Mosses in Antarctica:
Antarctica is a harsh but beautiful environment. Less than 1% of land in Antarctica is ice-free. Additionally, there are seasonal extremes in light conditions: from nearly sun all the time, to no sun at all! The photo below was taken at around 12:15 am - truly the land of the midnight sun!
Nevertheless, there is vegetation that survives the extreme environmental conditions, particularly mosses and lichens. There are about 100 moss species. The dominant peat-forming mosses (i.e., create thick carpets of organic materials) are in the genus Polytrichum (left photo, which shows a branchy Usnea antarctica lichen in the middle) and Chorisodontium (right photo). There are researchers that have observed shifts in the communities of mosses because of the warmer wetter conditions on the Antarctic Peninsula (did I mention the western Antarctic Peninsula is one of the fastest warming region of our planet?).
Mosses in Antarctica have ways to deal with Antarctic extremes. For example, they can:
- Take up nutrients and water through their leaf tissues.
- Create a biological antifreeze made up of sugars and sugar alcohols to prevent the formation of ice crystals inside their cells (ice crystal formation inside the cell could cause the cell to die).
- They also protect themselves from UV radiation by making antioxidants or by having a different color (e.g. orange-brown moss).

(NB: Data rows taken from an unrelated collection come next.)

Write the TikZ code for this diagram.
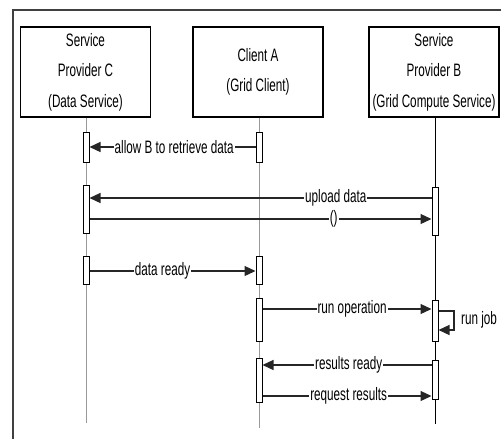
\documentclass[tikz,border=0pt]{standalone}
\usepackage{fontspec}
\setmainfont{Liberation Sans}[FakeStretch=0.65]
\usetikzlibrary{arrows.meta}
\begin{document}
\begin{tikzpicture}[x=1pt,y=-1pt,
  every node/.style={font={\fontsize{18}{30.5}\selectfont}},
  framestyle/.style={draw=black!75,line width=1.4pt},
  actor/.style={draw=black,line width=1.2pt,minimum width=130pt,minimum height=90pt,align=center,inner sep=0pt},
  greyline/.style={draw=black!40,line width=1pt},
  blackline/.style={draw=black,line width=1pt},
  bar/.style={draw=black,fill=white,line width=1pt,minimum width=6pt,inner sep=0pt},
  msg/.style={draw=black!85,line width=1.2pt},
  tip/.style={msg,-{Triangle[length=11pt,width=10pt]}},
  lbl/.style={fill=white,inner xsep=1pt,inner ysep=0pt}]
\useasboundingbox (0,0) rectangle (501,439);
% frame
\coordinate (fbl) at (13,440);
\coordinate (ftl) at (13,10);
\coordinate (ftr) at (502,10);
\draw[framestyle] (fbl) -- (ftl) -- (ftr);
% actors
\node[actor] (C) at (85.5,72) {Service\\Provider C\\(Data Service)};
\node[actor] (A) at (258,72) {Client A\\(Grid Client)};
\node[actor] (B) at (434,72) {Service\\Provider B\\(Grid Compute Service)};
% lifelines
\coordinate (Cend) at (86,423);
\coordinate (Aend) at (259,428);
\coordinate (Bend) at (435,424);
\draw[greyline] (C.south -| Cend) -- (Cend);
\draw[greyline] (A.south -| Aend) -- (Aend);
\draw[blackline] (B.south -| Bend) -- (Bend);
% activation bars
\node[bar,minimum height=30pt] (c1) at (86,147) {};
\node[bar,minimum height=30pt] (a1) at (259,147) {};
\node[bar,minimum height=48pt] (c2) at (86,209) {};
\node[bar,minimum height=48pt] (b1) at (435,211) {};
\node[bar,minimum height=28pt] (c3) at (86,270) {};
\node[bar,minimum height=28pt] (a2) at (259,270) {};
\node[bar,minimum height=43pt] (a3) at (259,319.5) {};
\node[bar,minimum height=41pt] (b2) at (435,320.5) {};
\node[bar,minimum height=44pt] (a4) at (259,380) {};
\node[bar,minimum height=39pt] (b3) at (435,379.5) {};
% messages
\draw[tip] (a1.west) -- node[lbl,pos=0.49] {allow B to retrieve data} (c1.east);
\draw[tip] (b1.west |- 0,198) -- node[lbl,pos=0.28] {upload data} (c2.east |- 0,198);
\draw[tip] (c2.east |- 0,219) -- node[lbl,pos=0.714] {()} (b1.west |- 0,219);
\draw[tip] (c3.east |- 0,271) -- node[lbl,pos=0.44] {data ready} (a2.west |- 0,271);
\draw[tip] (a3.east |- 0,309) -- node[lbl,pos=0.53] {run operation} (b2.west |- 0,309);
\coordinate (loop) at (454,311);
\draw[tip] (b2.east |- loop) -- (loop) |- (b2.east |- 0,330);
\node[anchor=west,inner sep=0pt] (runjob) at (461,320) {run job};
\draw[tip] (b3.west |- 0,365) -- node[lbl,pos=0.49] {results ready} (a4.east |- 0,365);
\draw[tip] (a4.east |- 0,396) -- node[lbl,pos=0.51] {request results} (b3.west |- 0,396);
\end{tikzpicture}
\end{document}
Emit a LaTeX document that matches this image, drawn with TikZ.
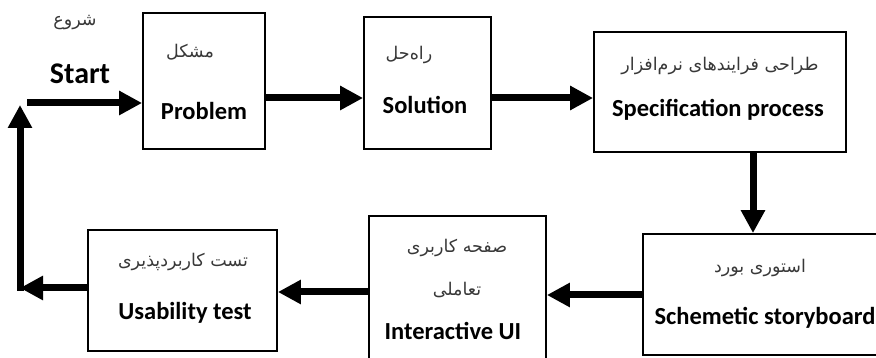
\documentclass[tikz,border=0pt]{standalone}
\usepackage{fontspec}
\setmainfont{Carlito}
\newfontfamily\fa[Script=Arabic]{DejaVu Sans}
\TeXXeTstate=1
\usetikzlibrary{arrows.meta}
\begin{document}
\begin{tikzpicture}[x=1pt,y=-1pt,
 box/.style={draw, line width=1.8pt, inner sep=0pt},
 en/.style={font=\fontsize{24.5}{28}\selectfont\bfseries, inner sep=0pt},
 fa/.style={font=\fa\fontsize{17.5}{20}\selectfont, text=black!78, inner sep=0pt},
 arr/.style={line width=7pt, -{Triangle[length=23pt,width=23pt]}}]
\useasboundingbox (0,0) rectangle (876,358);
% boxes
\node[box, minimum width=122pt, minimum height=136pt] (problem) at (204,81) {};
\node[box, minimum width=127pt, minimum height=132pt] (solution) at (427.5,83) {};
\node[box, minimum width=252pt, minimum height=120pt] (spec) at (720,92) {};
\node[box, minimum width=245pt, minimum height=121pt] (story) at (765.5,294.5) {};
\node[box, minimum width=177pt, minimum height=150pt] (ui) at (457.5,291) {};
\node[box, minimum width=189pt, minimum height=121pt] (usab) at (182.5,290.5) {};
% texts
\node[fa] (tstartfa) at (75,23) {\beginR شروع\endR};
\node[en, font=\fontsize{30}{34}\selectfont\bfseries] (tstart) at (80,74) {Start};
\node[fa] (tprobfa) at (190,52) {\beginR مشکل\endR};
\node[en] (tprob) at (204,111) {Problem};
\node[fa] (tsolfa) at (409,55) {\beginR راه‌حل\endR};
\node[en] (tsol) at (425,105) {Solution};
\node[fa] (tspecfa) at (720,66) {\beginR طراحی فرایندهای نرم‌افزار\endR};
\node[en] (tspec) at (718,110) {Specification process};
\node[fa] (tstoryfa) at (760,268) {\beginR استوری بورد\endR};
\node[en] (tstory) at (765,318) {Schemetic storyboard};
\node[fa] (tuifa1) at (457,248) {\beginR صفحه کاربری\endR};
\node[fa] (tuifa2) at (457,290) {\beginR تعاملی\endR};
\node[en] (tui) at (453,331) {Interactive UI};
\node[fa] (tusabfa) at (183,262) {\beginR تست کاربردپذیری\endR};
\node[en] (tusab) at (185,313) {Usability test};
% connectors
\coordinate (startpt) at (27,103);
\coordinate (corner) at (20,288);
\coordinate (cornerlow) at (20,291);
\coordinate (toppt) at (20,105);
\draw[arr] (startpt) -- (problem.west |- startpt);
\draw[arr] (problem.east |- 0,98) -- (solution.west |- 0,98);
\draw[arr] (solution.east |- 0,98) -- (spec.west |- 0,98);
\draw[arr] (spec.south -| 753,0) -- (story.north -| 753,0);
\draw[arr] (story.west |- 0,295) -- (ui.east |- 0,295);
\draw[arr] (ui.west |- 0,292) -- (usab.east |- 0,292);
\draw[arr] (usab.west |- corner) -- (corner);
\draw[arr] (cornerlow) -- (toppt);
\end{tikzpicture}
\end{document}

- Mosses can “resprout” again after being dormant for a long time. For example, the image below, from an isolated section of moss we found in the snow, shows new shoots growing from a seemingly dead moss section.
Indeed, mosses have even been revived from being dormant for about 1500 years! These mosses had been buried beneath the ice for that long! This feat of revival had so far been shown in microbes, but not plants!
I hope this has inspired you to view mosses in a different light (pardon the pun!)!